PROJECT 1:
How does cuisine and food memories connect individuals to their culture?
Exploration of this question
through the methodology
“cook and talk,” two
in-depth interviews, and
collective “hometown”
recipe cooking—using food
to trigger memories and
open conversations about
culture.
The project culminated in a
booklet and two videos.
PROJECT 2:
How does slow craft bring people together?
Exploration of this question through communal workshops crafting kitchen utensils, culminating in a participatory lunch. The aim
was to create every element of the meal from scratch with the same group, and reflect on its impact on individual connections.

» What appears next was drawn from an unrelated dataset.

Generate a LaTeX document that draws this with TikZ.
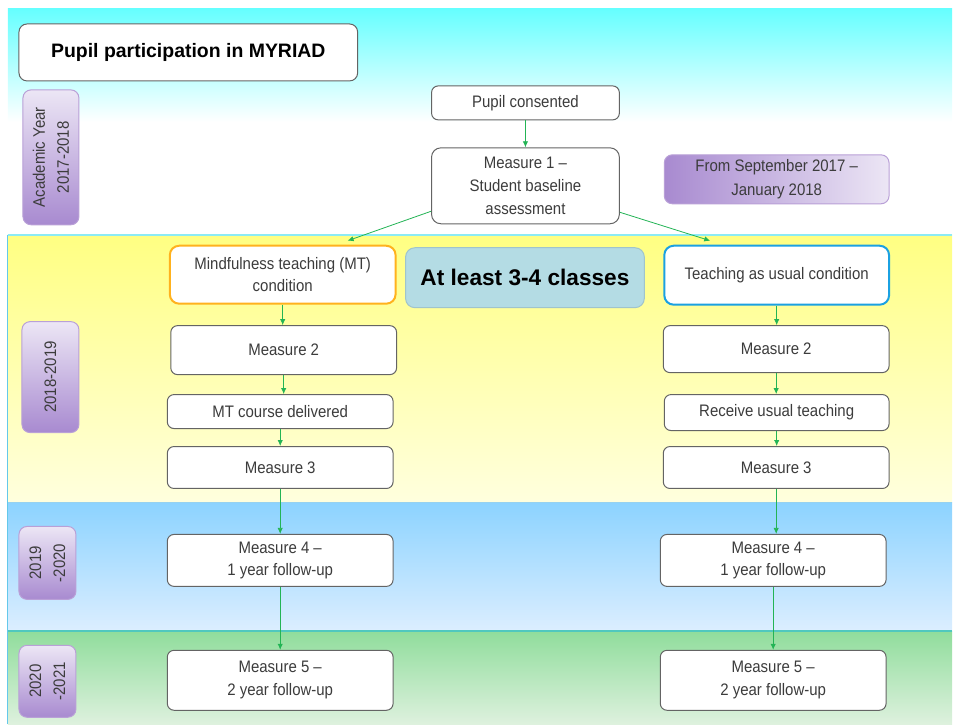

Both projects began with food, but unfolded as explorations of how human interaction itself becomes a form of
research. In the first, I engaged with families through cooking, conversation, and memory, using methods like
participant observation and cultural probes to uncover how cuisine ties individuals to identity and heritage. In
the second, I turned to craft as a communal language—building clay stoves, carving utensils, shaping
pottery—culminated in a shared meal where every object and gesture carried the imprint of collective time.
Together, these works revealed that research need not remain confined to books or screens. Food, whether
prepared in a kitchen or crafted into tools, became both method and medium: a way to listen, to connect,
and to access layers of culture that only emerge through embodied, shared experience.